For some, their bat bags are bigger than they are. Some need help tying their shoes. A few saw a bird in the outfield and chased it before the inning started. Another player swatted a bee with his bat before he went for his swing at the plate. Some pounded their protective cups with their fist as they waited for batters to swing. A few escaped the dugout to get a kiss and praise from mommy or daddy. At the end of the games, they waited in hope that their name would be called for the treat bag given out for good dugout behavior or teamwork. I saw one drop his shoulders and sigh when his name wasn’t called. (Maybe next time, buddy.)

Little boys, right? But then there is so much more to these young players.

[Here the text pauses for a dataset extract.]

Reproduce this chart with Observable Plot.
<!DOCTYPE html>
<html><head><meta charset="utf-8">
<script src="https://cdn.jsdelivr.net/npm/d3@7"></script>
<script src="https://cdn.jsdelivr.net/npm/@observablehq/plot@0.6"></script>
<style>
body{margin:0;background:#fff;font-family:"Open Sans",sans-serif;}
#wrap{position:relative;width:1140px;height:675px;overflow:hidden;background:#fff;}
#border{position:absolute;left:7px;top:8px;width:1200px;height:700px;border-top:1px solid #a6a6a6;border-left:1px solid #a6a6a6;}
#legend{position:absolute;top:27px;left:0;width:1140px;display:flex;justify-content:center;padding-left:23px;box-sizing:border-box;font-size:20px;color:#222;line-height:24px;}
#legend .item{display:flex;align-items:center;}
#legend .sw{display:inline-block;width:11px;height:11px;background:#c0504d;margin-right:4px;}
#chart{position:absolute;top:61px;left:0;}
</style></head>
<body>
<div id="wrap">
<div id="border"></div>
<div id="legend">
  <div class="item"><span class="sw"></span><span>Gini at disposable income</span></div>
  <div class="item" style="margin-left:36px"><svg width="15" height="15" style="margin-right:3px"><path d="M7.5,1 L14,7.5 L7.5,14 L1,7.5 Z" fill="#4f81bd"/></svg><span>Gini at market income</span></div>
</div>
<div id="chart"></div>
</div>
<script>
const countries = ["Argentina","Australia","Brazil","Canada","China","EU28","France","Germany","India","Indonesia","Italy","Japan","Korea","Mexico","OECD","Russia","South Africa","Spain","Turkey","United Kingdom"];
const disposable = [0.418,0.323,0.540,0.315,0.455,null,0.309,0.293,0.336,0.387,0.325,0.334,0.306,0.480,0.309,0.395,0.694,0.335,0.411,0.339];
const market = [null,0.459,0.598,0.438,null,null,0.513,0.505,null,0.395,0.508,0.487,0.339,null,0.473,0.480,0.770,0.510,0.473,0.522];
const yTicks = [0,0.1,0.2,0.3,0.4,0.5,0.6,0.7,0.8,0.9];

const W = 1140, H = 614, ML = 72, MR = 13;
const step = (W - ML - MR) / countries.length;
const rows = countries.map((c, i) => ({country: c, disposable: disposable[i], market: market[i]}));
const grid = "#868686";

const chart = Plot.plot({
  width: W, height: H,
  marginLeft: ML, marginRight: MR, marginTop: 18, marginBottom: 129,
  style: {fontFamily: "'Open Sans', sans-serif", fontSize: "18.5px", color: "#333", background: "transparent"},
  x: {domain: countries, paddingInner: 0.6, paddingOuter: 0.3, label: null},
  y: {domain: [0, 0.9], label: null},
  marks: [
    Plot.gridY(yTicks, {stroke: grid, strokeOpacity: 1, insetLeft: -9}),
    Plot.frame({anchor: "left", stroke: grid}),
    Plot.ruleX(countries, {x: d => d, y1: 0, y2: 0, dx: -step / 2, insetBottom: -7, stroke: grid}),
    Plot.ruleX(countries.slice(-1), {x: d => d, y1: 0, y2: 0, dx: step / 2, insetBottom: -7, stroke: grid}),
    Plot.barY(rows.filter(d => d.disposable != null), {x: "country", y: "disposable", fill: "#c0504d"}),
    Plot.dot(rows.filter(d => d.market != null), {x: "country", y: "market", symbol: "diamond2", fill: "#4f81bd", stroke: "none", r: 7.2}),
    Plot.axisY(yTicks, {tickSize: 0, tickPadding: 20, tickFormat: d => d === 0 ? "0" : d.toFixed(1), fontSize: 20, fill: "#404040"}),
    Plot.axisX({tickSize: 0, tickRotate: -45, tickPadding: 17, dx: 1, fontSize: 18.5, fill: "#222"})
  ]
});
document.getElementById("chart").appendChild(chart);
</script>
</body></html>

When an injured player was down on the dirt, they ran to that player and took a knee to make sure he was ok. They’ve been playing each game for a teammate who had to miss the tournament for health reasons – shouting his name after each team huddle. (We are so happy to know he is feeling better now.) They cheered each other on so adorably during the games – one even decided one thumbs-up wasn’t good enough so he dropped his glove and gave his teammate double thumbs for a great catch. They make split second actions through all the voices cheering for them or the other team. They carry on when that action didn’t pay off or the play didn’t work out like they imagined in their head. (The next play rocked, by the way.) They looked the other team’s players up and down to size them up. Sometimes, I saw them talking to each other at the base. Chatting about tv shows they like? Right.

Shaking it off. Feeling the joy. Dealing with the heartache of a hard-fought loss. Staying a team. Sliding at Home after “good game” high fives were exchanged. Taking the W or L and thinking about how they can’t wait to play the next game. These little boys have taught me so much.